The National Gas decision is but one of a limited number that have handed down in post-BAPCPA preference suits. Based on a nonscientific survey of bankruptcy attorneys, it appears too early to determine how the courts will view creditor’s ordinary course defenses in cases yet to be tried.
It does appear however, that plaintiff’s (debtor’s) attorneys are becoming more creative in their efforts to counter creditor’s ordinary course defenses. In a recent 5th Circuit (Western District of Texas) preference suit1, plaintiff’s attorney claimed that defendant (creditor) had not met the burden of the two prongs of ordinary course between the parties, or within their industry. A few of the reasons stated in plaintiff’s motion to exclude various reports, testimony and evidence were as follows: 1) creditor did not follow its own written credit policy and procedures; 2) the manner in which debt was incurred was not proven; 3) the manner in which debt was incurred by plaintiff’s competitors was not proven; 4) creditor did not prove the manner in which its competitors dealt with plaintiff; 6) creditor did not prove that its collection practices were according to industry standards, and, 7) creditor did have a written policy for document retention or destruction or follow any apparent routine for document retention or destruction.

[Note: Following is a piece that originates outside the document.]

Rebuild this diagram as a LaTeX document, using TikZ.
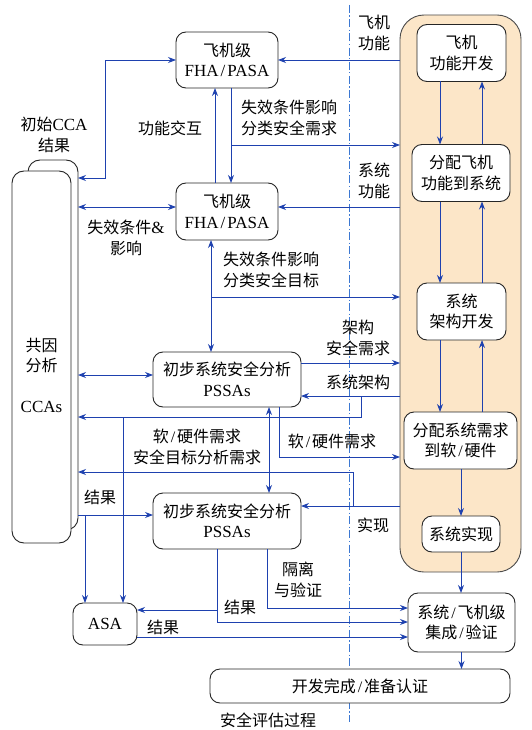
\documentclass[tikz,border=0pt]{standalone}
\usepackage{fontspec}
\setmainfont{Liberation Serif}
\newfontfamily\cjk{Noto Sans CJK SC}
\usetikzlibrary{arrows.meta}

\definecolor{flowblue}{RGB}{30,65,175}
\definecolor{splitblue}{RGB}{60,120,210}
\definecolor{panelfill}{RGB}{252,230,200}

% latin text and a slash with some room round it
\newcommand{\lat}[1]{{\rmfamily\fontsize{17}{20.5}\selectfont #1}}
\newcommand{\sls}{{\rmfamily\kern2pt/\kern2pt}}

\begin{document}
\begin{tikzpicture}[x=1pt,y=-1pt,
  every node/.style={font=\cjk\fontsize{16}{20.5}\selectfont, align=center, inner sep=0pt, outer sep=0pt},
  box/.style={draw=black!85, line width=0.9pt, rounded corners=10pt, fill=white},
  panel/.style={draw=black!70, line width=0.9pt, rounded corners=24pt, fill=panelfill},
  flow/.style={draw=flowblue, line width=0.9pt, -{Stealth[length=8pt,width=6pt]}},
  biflow/.style={flow, {Stealth[length=8pt,width=6pt]}-{Stealth[length=8pt,width=6pt]}},
  splitline/.style={draw=splitblue, line width=0.8pt, dash pattern=on 8pt off 2.5pt on 1.2pt off 2.5pt}]

  \useasboundingbox (0,0) rectangle (531,730);
  \fill[white] (0,0) rectangle (531,730);

  % Draw the dividing line
  \draw[splitline] (349,5) -- (349,722);

  % Draw the development panel
  \node[panel, minimum width=121pt, minimum height=557pt] (dev) at (460.5,293.5) {};

  % Define the boxes in the panel
  \node[box, minimum width=89pt, minimum height=57pt] (acfun) at (461.5,53) {飞机\\功能开发};
  \node[box, minimum width=98pt, minimum height=57pt] (acalloc) at (461,173) {分配飞机\\功能到系统};
  \node[box, minimum width=89pt, minimum height=57pt] (sysarch) at (461.5,311.5) {系统\\架构开发};
  \node[box, minimum width=113pt, minimum height=57pt] (sysalloc) at (460.5,440.5) {分配系统需求\\到软\sls 硬件};
  \node[box, minimum width=78pt, minimum height=36pt] (sysimpl) at (461,534) {系统实现};
  \node[box, minimum width=107pt, minimum height=59pt] (sysint) at (461.5,622.5) {系统\sls 飞机级\\集成\sls 验证};
  \node[box, minimum width=300pt, minimum height=34pt] (done) at (360,686) {开发完成\sls 准备认证};

  % Define the safety assessment boxes
  \node[box, minimum width=102pt, minimum height=56pt] (fhatop) at (227,60) {飞机级\\\lat{FHA\sls PASA}};
  \node[box, minimum width=102pt, minimum height=57pt] (fhamid) at (227,211.5) {飞机级\\\lat{FHA\sls PASA}};
  \node[box, minimum width=148pt, minimum height=55pt] (pssatop) at (227,379.5) {初步系统安全分析\\\lat{PSSAs}};
  \node[box, minimum width=148pt, minimum height=56pt] (pssabot) at (227,521) {初步系统安全分析\\\lat{PSSAs}};
  \node[box, minimum width=64pt, minimum height=42pt] (asa) at (105,624) {\lat{ASA}};
  \node[box, rounded corners=12pt, minimum width=50pt, minimum height=370pt] (ccaback) at (53,345) {};
  \node[box, rounded corners=12pt, minimum width=59pt, minimum height=372pt] (cca) at (41.5,357) {};
  \node (ccatext) at (41.5,375) {共因\\分析\\[20pt]\lat{CCAs}};

  % Define the turning points
  \coordinate (j1) at (105,178);
  \coordinate (j2) at (231,145);
  \coordinate (j3) at (211,297);
  \coordinate (j4) at (361,396);
  \coordinate (j5) at (123,417);
  \coordinate (j6) at (353,506);
  \coordinate (j7) at (85,515);
  \coordinate (j8) at (217,610);

  % Draw the flows inside the panel
  \foreach \a/\b in {acfun/acalloc, acalloc/sysarch, sysarch/sysalloc} {
    \draw[flow] (\a.south -| 440,0) -- (\b.north -| 440,0);
    \draw[flow] (\b.north -| 482,0) -- (\a.south -| 482,0);
  }
  \draw[flow] (sysalloc.south -| sysimpl.north) -- (sysimpl.north);
  \draw[flow] (sysimpl.south) -- (sysimpl.south |- sysint.north);
  \draw[flow] (sysint.south) -- (sysint.south |- done.north);

  % Draw the aircraft level flows
  \draw[biflow] (ccaback.east |- j1) -- (j1) |- (fhatop.west);
  \draw[flow] (dev.west |- fhatop.east) -- (fhatop.east);
  \draw[flow] ([xshift=-12pt]fhamid.north) -- ([xshift=-12pt]fhatop.south);
  \draw[flow] ([xshift=4pt]fhatop.south) -- ([xshift=4pt]fhamid.north);
  \draw[flow] (j2) -- (dev.west |- j2);
  \draw[flow] (dev.west |- 0,207) -- (fhamid.east |- 0,207);
  \draw[biflow] (ccaback.east |- 0,207) -- (fhamid.west |- 0,207);
  \draw[biflow] ([xshift=-16pt]fhamid.south) -- ([xshift=-16pt]pssatop.north);
  \draw[flow] (j3) -- (dev.west |- j3);

  % Draw the system level flows
  \draw[biflow] (ccaback.east |- 0,375) -- (pssatop.west |- 0,375);
  \draw[flow] (pssatop.east |- 0,363) -- (dev.west |- 0,363);
  \draw[flow] (dev.west |- j4) -- (pssatop.east |- j4);
  \draw[flow] (j4) |- (ccaback.east |- j5);
  \draw[flow] (j5) -- (j5 |- asa.north);
  \draw[flow] ([xshift=52pt]pssatop.south) |- (dev.west |- 0,457);
  \draw[biflow] ([xshift=42pt]pssatop.south) -- ([xshift=42pt]pssabot.north);
  \draw[flow] (dev.west |- j6) -- (pssabot.east |- j6);
  \draw[flow] (j6) |- (ccaback.east |- 0,472);
  \draw[flow] (ccaback.east |- j7) -- (pssabot.west |- j7);
  \draw[flow] (j7) -- (j7 |- asa.north);

  % Draw the result flows
  \draw[flow] ([xshift=-10pt]pssabot.south) |- (sysint.west |- 0,622);
  \draw[flow] (j8) -- (asa.east |- j8);
  \draw[flow] ([xshift=40pt]pssabot.south) |- (sysint.west |- 0,608);
  \draw[flow] (asa.east |- 0,637) -- (sysint.west |- 0,637);

  % Draw the labels
  \node (lbinit) at (54,135) {初始\lat{CCA}\\结果};
  \node (lbinter) at (170,128) {功能交互};
  \node (lbfcreq) at (289,118) {失效条件影响\\分类安全需求};
  \node (lbacfun) at (374,33) {飞机\\功能};
  \node (lbsysfun) at (374,181) {系统\\功能};
  \node (lbfcimp) at (126,238) {失效条件\lat{\&}\\影响};
  \node (lbfcgoal) at (271,270) {失效条件影响\\分类安全目标};
  \node (lbarchreq) at (358,338) {架构\\安全需求};
  \node (lbarch) at (358,382) {系统架构};
  \node (lbswhw) at (197,447) {软\sls 硬件需求\\安全目标分析需求};
  \node (lbswhwreq) at (332,441) {软\sls 硬件需求};
  \node (lbimpl) at (373,525) {实现};
  \node (lbres1) at (100,497) {结果};
  \node (lbiso) at (298,580) {隔离\\与验证};
  \node (lbres2) at (240,607) {结果};
  \node (lbres3) at (163,627) {结果};
  \node (lbtitle) at (268,720) {安全评估过程};

\end{tikzpicture}
\end{document}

A settlement of this case negated the scheduled trial, therefore, we will never know who might have prevailed at trial. However, the points listed above could be used by creditors in general for the purpose of reviewing and improving their internal policies and procedures; becoming more aware of the business practices of their competitors and, if not already in place, to develop and implement a written policy and procedure for the retention or destruction of documents.
If polled, the majority of credit executives will likely state that they have credit policies and procedures in place at their respective companies. However, if asked whether their policies and procedures are applied equally and fairly to all customers, the same credit executives may not answer yes in the majority. Further, if the same credit executives are asked when the last time their policies and procedures were reviewed and updated, they may not be able to give a definitive answer. The primary purpose of credit policies and procedures is to provide a basis for the manner in which the daily functions of the credit department are carried out, as well as the application of the policies and procedures to customers. The policy and procedures must be reviewed on a regular basis and updated if needed in order to keep pace with any changes in the business environment in which the creditor operates. In an ordinary course of business defense in a preference suit, the creditor must provide evidence that its credit policies and procedures are similar to those of its competitors and/or like companies within their industry and, that the policies and procedures are applied equally and fairly to all of its customers.
“On December 1, 2006, the Federal Rules of Civil Procedures were amended to address court procedures for disclosing electronic information during the discovery phase of litigation. The new court rules begin to apply to a company when litigation is “reasonably anticipated.” At that point, a company must put a “litigation hold” on its electronic and other records that may be discoverable in litigation. Companies that take this step will be protected against court sanctions, so long as they take reasonable steps to protect and preserve information.”2
The Federal Rules of Civil Procedures are considered to apply to bankruptcy proceedings and therefore, apply to discovery (also referred to as production) of documents in a preference suit. Motions for discovery or production filed by counsel for both plaintiff and defendant are generally far-reaching and include, but are not limited to all documents or records pertaining to the business relationship between the parties. Such documents or records can include emails – internal and external; accounts receivable records – aging reports, cash application and check copies; lock box records; invoice copies; collection notes – hard copy or electronic; contracts or distribution or purchase agreements; purchase orders; shipping records; notes from telephone calls; other forms of correspondence, and policies and procedures to name a few. Documents or records described may have been stored electronically – on servers, disc drives – internal or external, laptops, PDA, or in hard copy form.
Creditors who may not have a written policy or procedure in place governing the retention and or destruction of corporate documents are encouraged to develop and implement one. Those who have already have such a policy and procedure in place should review it and revise as needed to conform to recent court decisions. Remember, preference suits may be filed any time within two years following the bankruptcy petition date. The time to start gathering documents to aid in a preference defense is not when a notice of such preference action is received.
Other examples of such creativity were apparent in a preference suit filed in the 8th Circuit (Eastern District of Missouri)3, in which plaintiff’s attorney listed the following reasons had not met the burden of proof for an ordinary course defense: 1) defendant’s use of a lock box for collection of customer payments was not ordinary; 2) defendant’s observance of customers’ instructions for payment application [remittance advice] was not ordinary; 3) accuracy and validity of documents reprinted from defendant’s ERP system were unreliable due to a system conversion; 4) due to system conversion, defendant could reprint documents that were identical to the originals sent to plaintiff prior to the conversion, and 5) weekly phone calls by defendant to plaintiff to follow up on payment schedules was not ordinary.
While credit executives, and perhaps some bankruptcy professionals may be left scratching their heads over some of the above listed points, they are a few examples of what creditors may be required to prepare for in defending a preference suit. Creditors may also use them as reminders of areas of their business and credit department operations that should be reviewed and revised if necessary with an eye toward preference defense.
While the intent in revising §547(c)(2) may have been to ease the ordinary course of business defense burden of proof for creditors, many bankruptcy professionals believe it still too early to how the courts will rule in the current cases in progress, as well as those filed in the future. In re National Gas Distributors, LLC, 2006 WL 2135557 (Bankr. E.D.N.C.), not withstanding, it still appears too early to label the “ordinary course” revisions as “creditor friendly.”
Note: The opinions expressed in this article are solely those of the author. The author is not an attorney and the opinions expressed or information stated herein should not be construed as any form of legal advice and is presented for informational purposes only.